Hong Kong is taking steps to regulate stablecoins and explore regulations for virtual asset derivatives. The city intends to establish a licensing system for stablecoins by 2024, as announced by officials during the China Conference: Hong Kong forum.
Hong Kong is determined to create a comprehensive and predictable regulatory environment, as stated by Christopher Hui, the city’s financial chief. With the aim of becoming a global hub for Web3 technologies, Hong Kong is actively enhancing its virtual asset licensing framework.
Christopher Hui Ching-yu, Secretary for Financial Services and the Treasury, emphasized that Hong Kong will pursue a holistic and predictable regulatory approach towards digital assets. This approach is based on the principle of “similar risk, similar regulation,” which advocates for the regulation of the crypto space in a manner similar to that of financial markets.
Earlier this month, Hong Kong introduced rigorous retail trading rules and licensing guidelines for cryptocurrencies, solidifying its position as one of the world’s most stringent regulatory frameworks for centralized crypto exchanges. The crypto industry widely supports these new regulations, with industry leaders calling for an expansion of legitimate virtual asset activities to encompass derivatives and stablecoins. Stablecoins are cryptocurrencies that are pegged to another asset, typically a fiat currency.
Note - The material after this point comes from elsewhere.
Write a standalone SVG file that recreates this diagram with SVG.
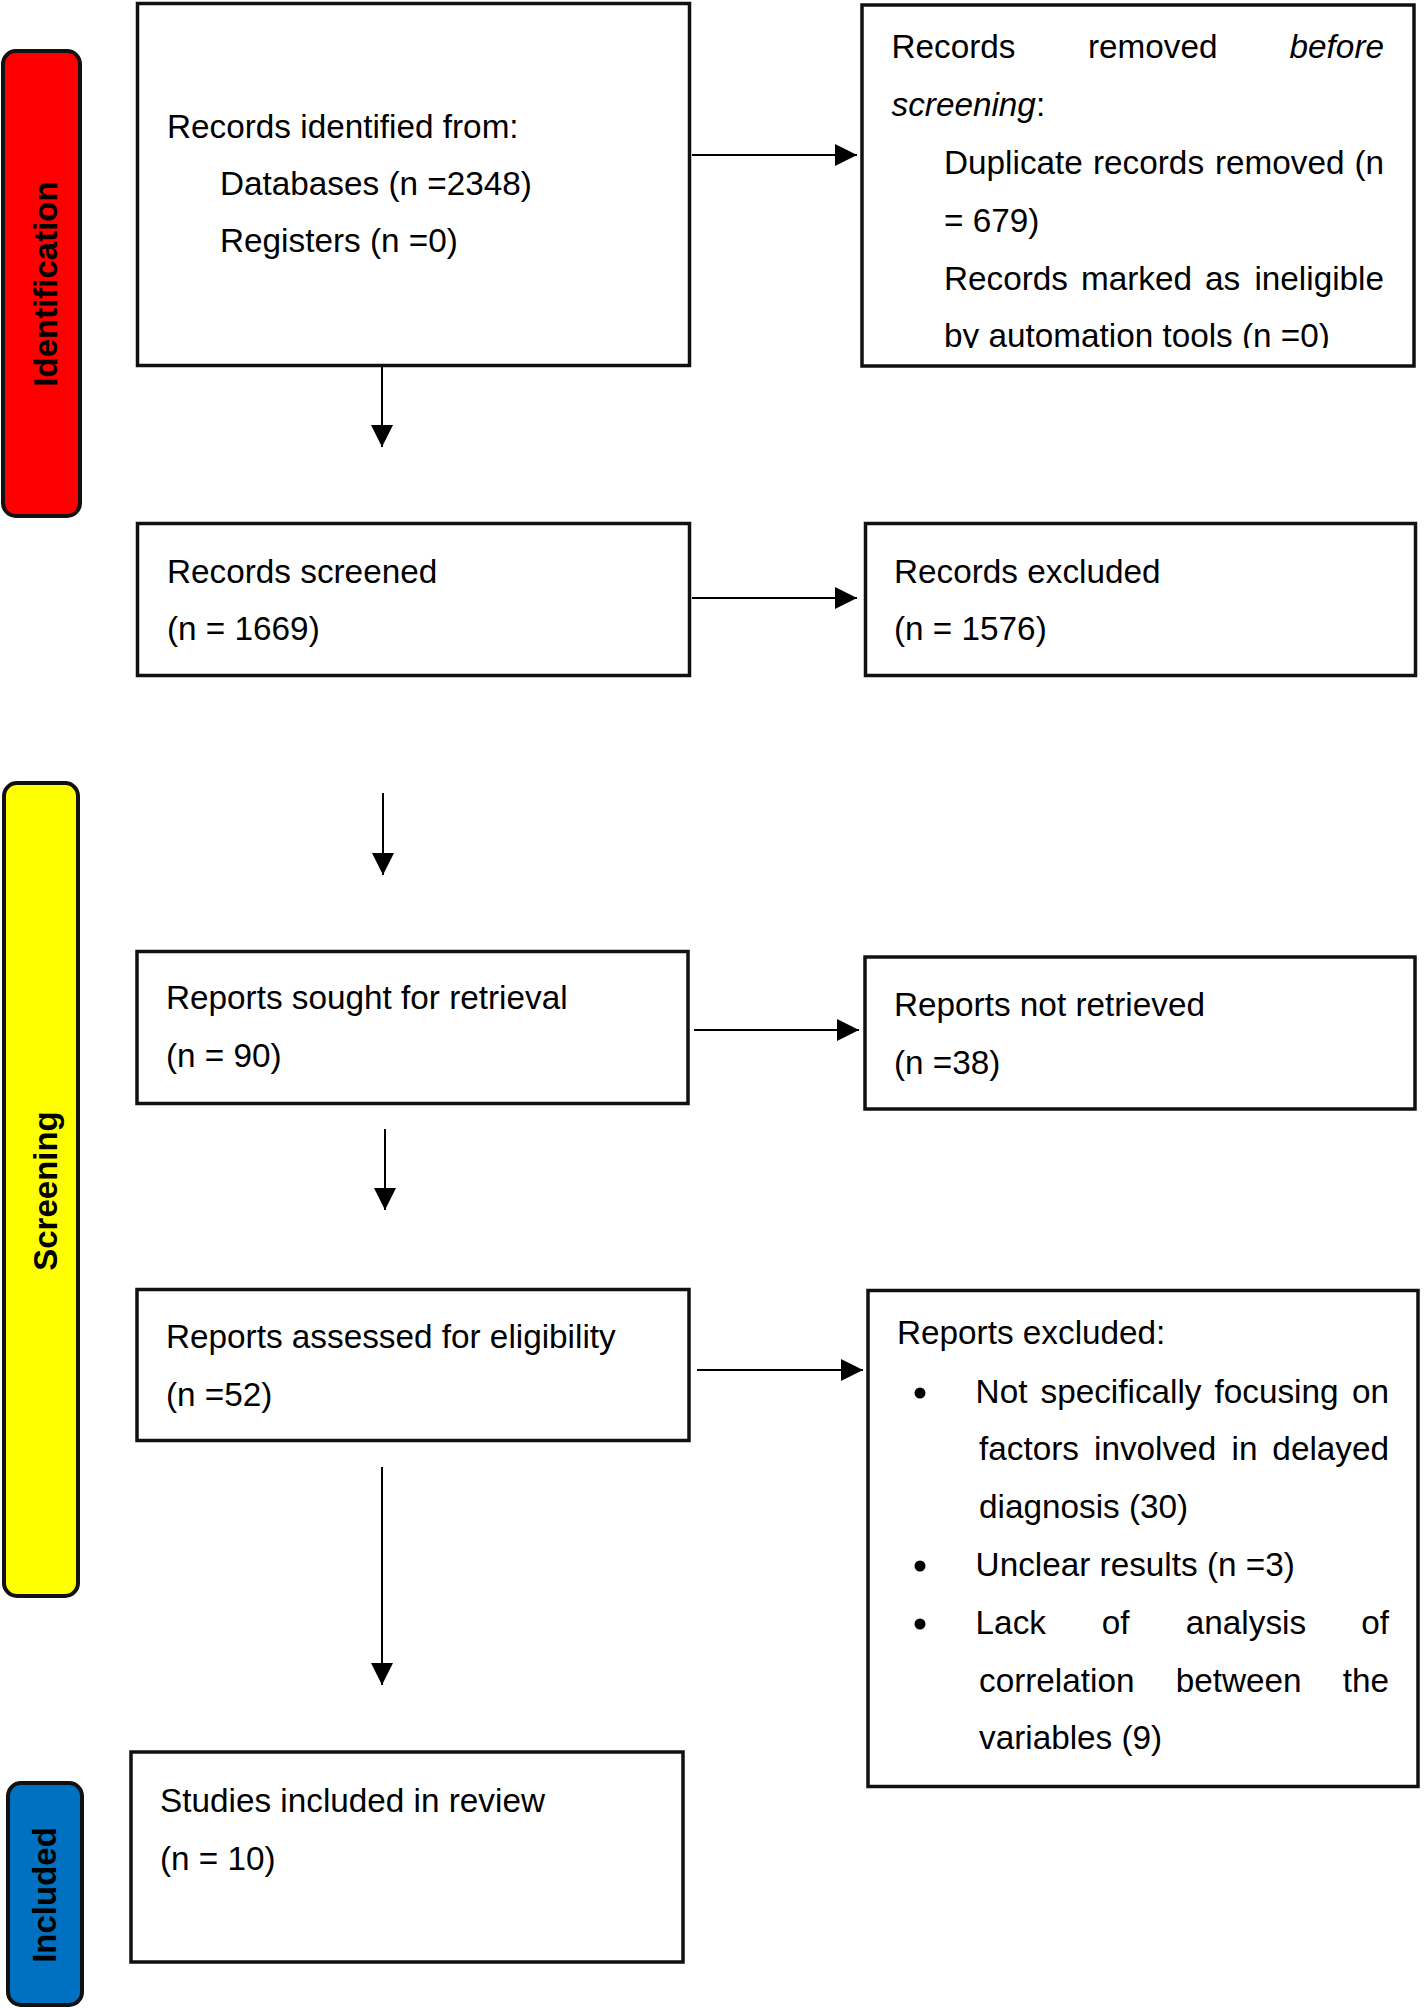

The Hong Kong Monetary Authority (HKMA), the city’s de facto central bank, announced plans in January to implement a mandatory licensing system for stablecoin-related activities. Platforms will be required to hold fully backed reserves for the tokens.
Regulators are actively developing this regime, which is expected to be in effect next year. Christopher Hui expressed the importance of establishing a sustainable regulatory framework that enables market growth while effectively managing associated risks.
Elizabeth Wong, director of licensing for the Securities and Futures Commission (SFC), responsible for enforcing Hong Kong’s new virtual asset trading regulations, emphasized the agency’s collaboration with the HKMA in formulating a stablecoin policy. They are working together to minimize overlaps between their regulatory frameworks and resolve any potential conflicts.
Additionally, the SFC is currently reviewing the possibility of allowing the trading of virtual asset derivatives on licensed virtual asset trading platforms. Wong highlighted the need to address conflicts of interest, as virtual asset platforms can serve as both derivative issuers and market players.
Hong Kong Goal
Despite the challenges faced by the cryptocurrency industry during the “crypto winter,” Hong Kong remains committed to its goal of becoming a prominent international hub for virtual assets. The industry has experienced significant setbacks, such as the collapse of the Terra Luna stablecoin in May 2022 and the bankruptcy of FTX, formerly the world’s largest crypto exchange, in November.
Hong Kong’s approach diverges from that of mainland China, where cryptocurrency trading is banned. Instead, the city focuses on regulating for investor protection rather than solely relying on enforcement measures to promote positive behavior. Elizabeth Wong emphasized that Hong Kong’s regulatory approach has been vindicated by the issues that arose during the crypto winter, which were largely attributed to the absence of proper regulation.
I think the crypto winter has really validated this approach because many of the problems that emerged during that period were a direct result of inadequate regulation.
Hong Kong recognizes the importance of a robust regulatory framework to ensure the stability and protection of investors in the virtual asset space.